“Buckland to Kotzebue is well traveled and should be a really good trail for you guys.” This is a statement we heard since Koyuk. As we drew nearer to Buckland the same sentiment was repeated and our confidence grew.
In Buckland, we met an older man who grew up in Candle and began driving dogs at an early age. Beyond giving us trail advice, he filled us with stories of his youth, growing up in the region and running dogs. Buckland has the honor of being the Alaskan community with the most dog teams (I believe per capita) than anywhere else.
The pertinent trail description was very clear and came from the lips of a well-traveled veteran. “Follow the Buckland River to the bay, cross the bay, follow the shore of the Baldwin Peninsula until you come to a shelter cabin where the trail will cross the peninsula. From there just follow the trail to Kotzebue.” His advice sounded straight forward and within our means. “And yes, it should be well marked and well traveled.” he said.
The river was windswept, free of snow and therefore very fast. When we reached the bay there was a fork in the trail; one went east across the ice and the other west, which seemed to follow the shore – perhaps to Candle or Deering. We headed east and crossed the bay, but rather than follow the shore, the trail went on land and headed east. Moose, herds of caribou and fox filled this beautiful valley but after a few miles of due east travel we stopped. “This seems wrong.” Kim said, and I agreed. For the first time on the trip, we backtracked and returned to the intersection.
Back at the fork, we headed west for a few miles but this too didn’t seem to fit the description – at all. The trail seemed to stay on the north side of the Seward Peninsula and we needed to cross the sea ice to the other side. Totally confounded, we returned, once again, to the intersection and hoped someone would be out, that could set us straight.
After an evening of meditation we convinced ourselves that the first trail seemed to make the most sense and once again we headed east. Past our previous turn-around we saw a herd of caribou in the many hundreds. We tried to be stealthy on our approach but they saw us and ran. When they did, it sounded like a roar of thunder and the light snow was kicked up into a cloud in their wake. Amazing.
Eventually we came to a shelter cabin. The morning was chilly so we went in, lit a fire and hoped to find clues to settle our uncertainty. We found none. Our insecurity became oppressive but we decided to continue on. “Well no one has ever biked to Selawik either.” I joked.
Outside, the distant sound of an approaching snowmachine was welcome. We went out and waited for it. “Nope, this trail goes to Selawik.” The driver said. “You need to go back to the fork and follow it.” “Most Bucklanders have been using another trail that you will eventually intersect while crossing the bay.” Our sage wisdom had come from someone who had not been out this year and because of rough shore ice people had opted for a new route across the bay.

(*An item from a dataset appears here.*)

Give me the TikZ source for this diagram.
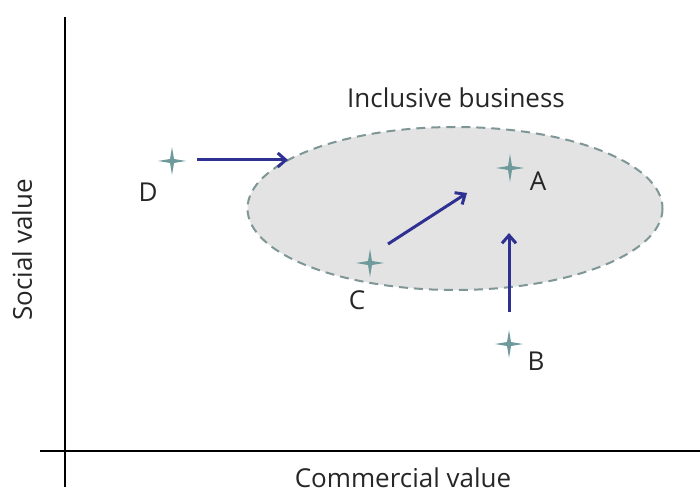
\documentclass[tikz,border=0pt]{standalone}
\usepackage{fontspec}
\setmainfont{Open Sans}
\usetikzlibrary{arrows.meta}
\definecolor{arrowblue}{HTML}{2E3192}
\definecolor{stargray}{HTML}{6F9A9C}
\definecolor{ellfill}{HTML}{E3E3E3}
\definecolor{elldraw}{HTML}{7F9696}
\tikzset{
  axis/.style={line width=1.4pt, black},
  moveto/.style={line width=3pt, arrowblue, -{Straight Barb[length=8pt,width=14pt,line width=3pt]}},
  lbl/.style={font=\fontsize{26}{30}\selectfont, inner sep=0pt, text=black!85},
  sparkle/.style={fill=stargray, draw=none},
}
\newcommand{\sparkleat}[1]{\fill[sparkle] (#1) ++(0,14) -- ++(2,-12) -- ++(12,-2) -- ++(-12,-2) -- ++(-2,-12) -- ++(-2,12) -- ++(-12,2) -- ++(12,2) -- cycle;}
\begin{document}
\begin{tikzpicture}[x=1pt,y=-1pt]
\useasboundingbox (0,0) rectangle (700,494);
% ellipse
\draw[fill=ellfill, draw=elldraw, line width=2pt, dash pattern=on 9pt off 6pt] (455,208.5) ellipse [x radius=207.5, y radius=81.5];
\node[lbl] (title) at (456,98) {Inclusive business};
% axes
\coordinate (ytop) at (65,17);
\coordinate (ybot) at (65,487);
\coordinate (xl) at (40,451);
\coordinate (xr) at (700,451);
\draw[axis] (ytop) -- (ybot);
\draw[axis] (xl) -- (xr);
\node[lbl, rotate=90] (ylab) at (22,250) {Social value};
\node[lbl] (xlab) at (403,478) {Commercial value};
% points
\coordinate (D) at (172,161);
\coordinate (A) at (510,168);
\coordinate (C) at (370,263);
\coordinate (B) at (509,344);
\sparkleat{D}\sparkleat{A}\sparkleat{C}\sparkleat{B}
\node[lbl] (Dl) at (148,192) {D};
\node[lbl] (Al) at (538,181) {A};
\node[lbl] (Cl) at (357,300) {C};
\node[lbl] (Bl) at (536,361) {B};
% arrows
\coordinate (D1) at (197,160);
\coordinate (D2) at (288,160);
\coordinate (C1) at (388,244);
\coordinate (C2) at (467,193);
\coordinate (B1) at (509,312);
\coordinate (B2) at (509,233);
\draw[moveto] (D1) -- (D2);
\draw[moveto] (C1) -- (C2);
\draw[moveto] (B1) -- (B2);
\end{tikzpicture}
\end{document}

The next day we were on the east shore of the Baldwin Peninsula - heading north to our final destination. We were both excited to be within hours of completion. No one has ever done what we were doing and getting to Kotzebue, under our own steam, has been an ethereal goal for so long but I couldn’t help feeling a little sad too. This has become life; wake up and ride - stop and camp – repeat. The further north we go the better it gets, just like I imagined it would. I was tired but I wasn’t ready to stop.
In the early part of the day, two hunters stopped to inspect our bikes and inquire with the usual line of questions: “Where did you come from?” being the most common. Through the goggles, parka, hood and hat I thought I recognized one of the hunters; “Are you Seth Kantner?” I asked one of them. “Yes” he said.
Winters in Alaska are long and dark. As a result, I developed a love for reading at a young age. There are too many “favorite” authors of mine to list but when the categorization is whittled some, it becomes easier. Without question, if someone askes me what my favorite Alaskan books are, I respond, “‘Ordinary Wolves’ by Seth Kantner and ‘Shadows on the Koyukuk’ about Sidney Huntington.” We met the giants of Alaskan lore, while on the trail. Perfect.
Our next encounter was with a hunter returning to Buckland after delivering caribou meat to elders in Kotzebue. He wore the face of a man who lived life on the trail – sunburnt cheeks, well-worn clothing and a generous smile, that stretched to his ears. “Do you like muktuk?” he asked. “Yes we do.” He reached into his sled and opened an Alaska Commercial shopping bag and handed us a fat chunk of this precious energy food. At the next shelter cabin we ate nearly half of it and we didn’t need to snack for the rest of the day.
Because the Baldwin Peninsula is low elevation, the wind generators of Kotzebue were visible for hours. When we finally passed them and came to the end of the trail, at an intersection of road, we stopped to savor the moment and Kim began to cry. The little trail in Knik, where we had parked our car, 37 days earlier, had led us to the Arctic.
Beyond being a bike trip, this felt like something more. More than on any other trip I felt like we had tapped into something - something very hard to describe. It felt like we had tapped into the heart of Alaska, and it seemed strong and full of life.